(HealthDay News) — For patients at low surgical risk undergoing ambulatory surgery, the rates of postsurgical visits for clinically significant surgical site infections (CS-SSIs) are low relative to all-cause postsurgical visits, according to research published in the February 19 issue of the Journal of the American Medical Association.
Pamela L. Owens, PhD, from the Agency for Healthcare Research and Quality in Rockville, MD, and colleagues conducted a retrospective analysis of data from the 2010 Healthcare Cost and Utilization Project State Ambulatory Surgery and State Inpatient Databases for eight states. The authors sought to assess the incidence of CS-SSI following low- to moderate-risk ambulatory surgery. Data were reviewed for 284,098 ambulatory surgical procedures performed in adult patients with low surgical risk.

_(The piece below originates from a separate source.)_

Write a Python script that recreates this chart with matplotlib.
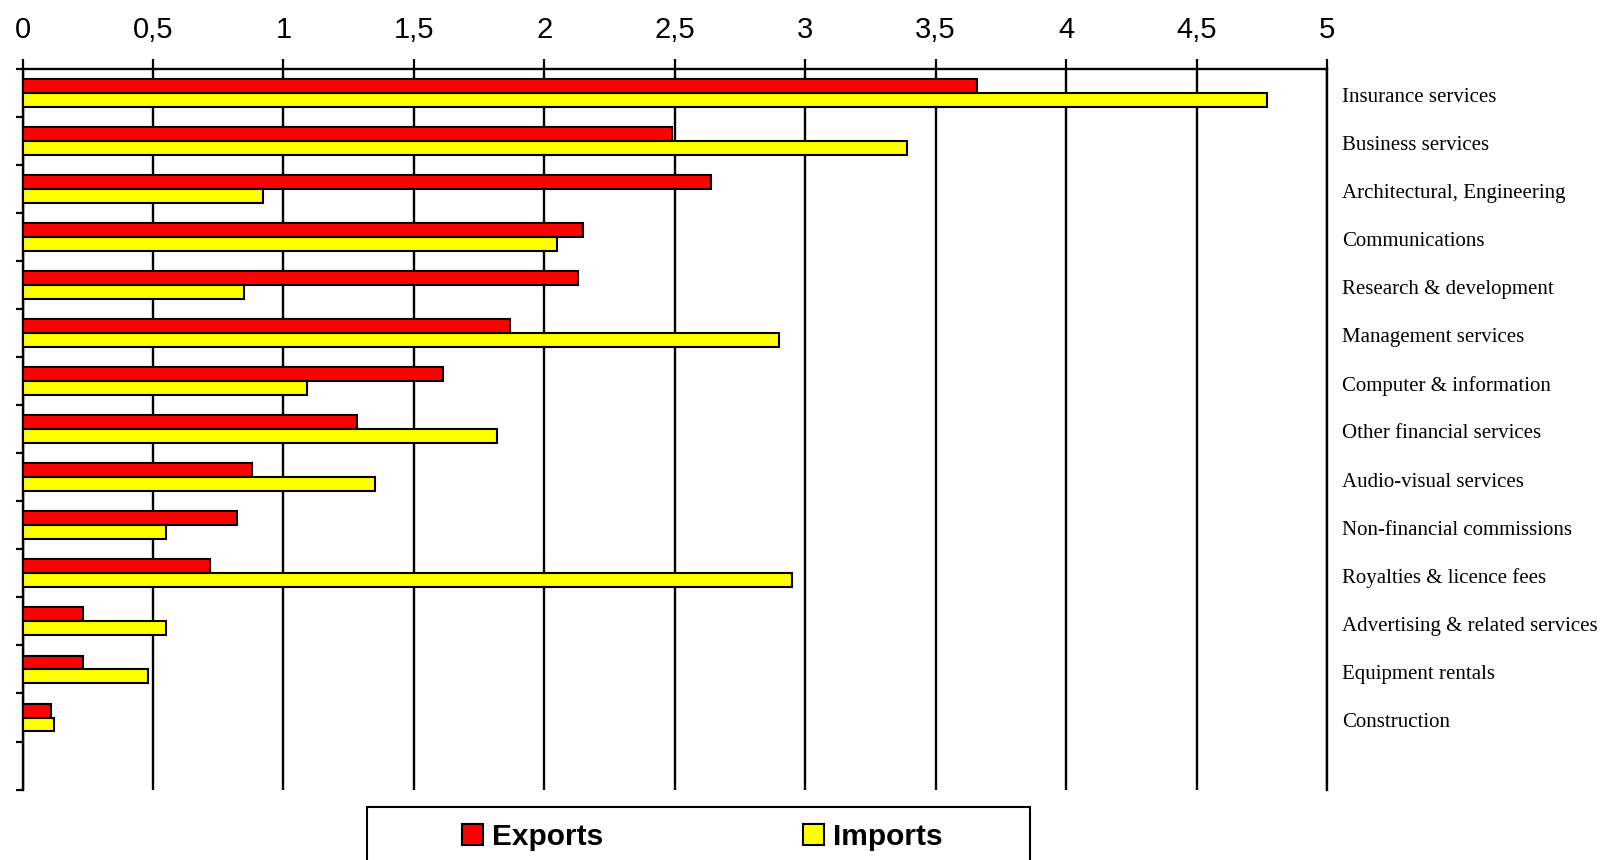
import numpy as np
import matplotlib
matplotlib.use("Agg")
import matplotlib.pyplot as plt
from matplotlib.patches import Rectangle, Patch

# data
categories = ["Insurance services", "Business services", "Architectural, Engineering",
              "Communications", "Research & development", "Management services",
              "Computer & information", "Other financial services", "Audio-visual services",
              "Non-financial commissions", "Royalties & licence fees",
              "Advertising & related services", "Equipment rentals", "Construction"]
exports = [3.66, 2.49, 2.64, 2.15, 2.13, 1.87, 1.61, 1.28, 0.88, 0.82, 0.72, 0.23, 0.23, 0.11]
imports = [4.77, 3.39, 0.92, 2.05, 0.85, 2.90, 1.09, 1.82, 1.35, 0.55, 2.95, 0.55, 0.48, 0.12]
x_ticks = [0, 0.5, 1, 1.5, 2, 2.5, 3, 3.5, 4, 4.5, 5]
x_tick_labels = ["0", "0,5", "1", "1,5", "2", "2,5", "3", "3,5", "4", "4,5", "5"]

fig = plt.figure(figsize=(16.08, 8.6), dpi=100)
ax = fig.add_axes([22.6 / 1608, 1 - 789.6 / 860, (1327 - 22.6) / 1608, (789.6 - 68.7) / 860])

n_slots = len(categories) + 1  # one empty slot at the bottom
pos = np.arange(len(categories)) + 0.5
h = 0.29

ax.barh(pos - h / 2, exports, height=h, color="#ff0000", edgecolor="black", linewidth=1.5, zorder=3)
ax.barh(pos + h / 2, imports, height=h, color="#ffff00", edgecolor="black", linewidth=1.5, zorder=3)

ax.set_xlim(0, 5)
ax.set_ylim(n_slots, 0)

ax.set_xticks(x_ticks)
ax.set_xticklabels(x_tick_labels, fontsize=21, family="Liberation Sans")
ax.xaxis.tick_top()
ax.tick_params(axis="x", direction="out", length=7, width=1.6, pad=11)
ax.set_yticks(np.arange(n_slots + 1))
ax.set_yticklabels([])
ax.tick_params(axis="y", direction="out", length=5, width=1.6)
ax.grid(axis="x", color="black", linewidth=1.7, zorder=0)

for side in ["top", "left", "right"]:
    ax.spines[side].set_linewidth(1.7)
ax.spines["bottom"].set_visible(False)

# category names on the right
for y, name in zip(pos, categories):
    ax.text(1.0115, y + 0.1, name, transform=ax.get_yaxis_transform(),
            ha="left", va="center", fontsize=15, family="Liberation Serif")

# legend with its own box at the bottom
fig.patches.append(Rectangle((367 / 1608, -0.05), 663 / 1608, (860 - 807) / 860 + 0.05,
                             transform=fig.transFigure, fill=False, edgecolor="black", linewidth=1.5))
handles = [Patch(facecolor="#ff0000", edgecolor="black", linewidth=1.5),
           Patch(facecolor="#ffff00", edgecolor="black", linewidth=1.5)]
fig.legend(handles, ["Exports", "Imports"], loc="center", bbox_to_anchor=(702 / 1608, 1 - 837 / 860),
           ncol=2, frameon=False, handlelength=0.7, handleheight=0.7, handletextpad=0.3,
           columnspacing=6.7, borderpad=0,
           prop={"family": "Liberation Sans", "weight": "bold", "size": 21.5})

fig.savefig("out.png", dpi=100)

The researchers found that postsurgical acute care visits for CS-SSIs occurred in 3.09 and 4.84 per 1,000 ambulatory surgical procedures at 14 and 30 days, respectively. Most visits (63.7%) for CS-SSIs occurred within 14 days of the surgery, with treatment for these primarily in the inpatient setting (93.2%). Following ambulatory surgery, all-cause inpatient or outpatient postsurgical visits, including those for CS-SSIs, occurred in 19.99 and 33.62 per 1,000 ambulatory surgical procedures at 14 days and 30 days, respectively.
“Among patients in eight states undergoing ambulatory surgery, rates of postsurgical visits for CS-SSIs were low relative to all causes; however, they may represent a substantial number of adverse outcomes in aggregate,” the authors write. “Thus, these serious infections merit quality improvement efforts to minimize their occurrence.”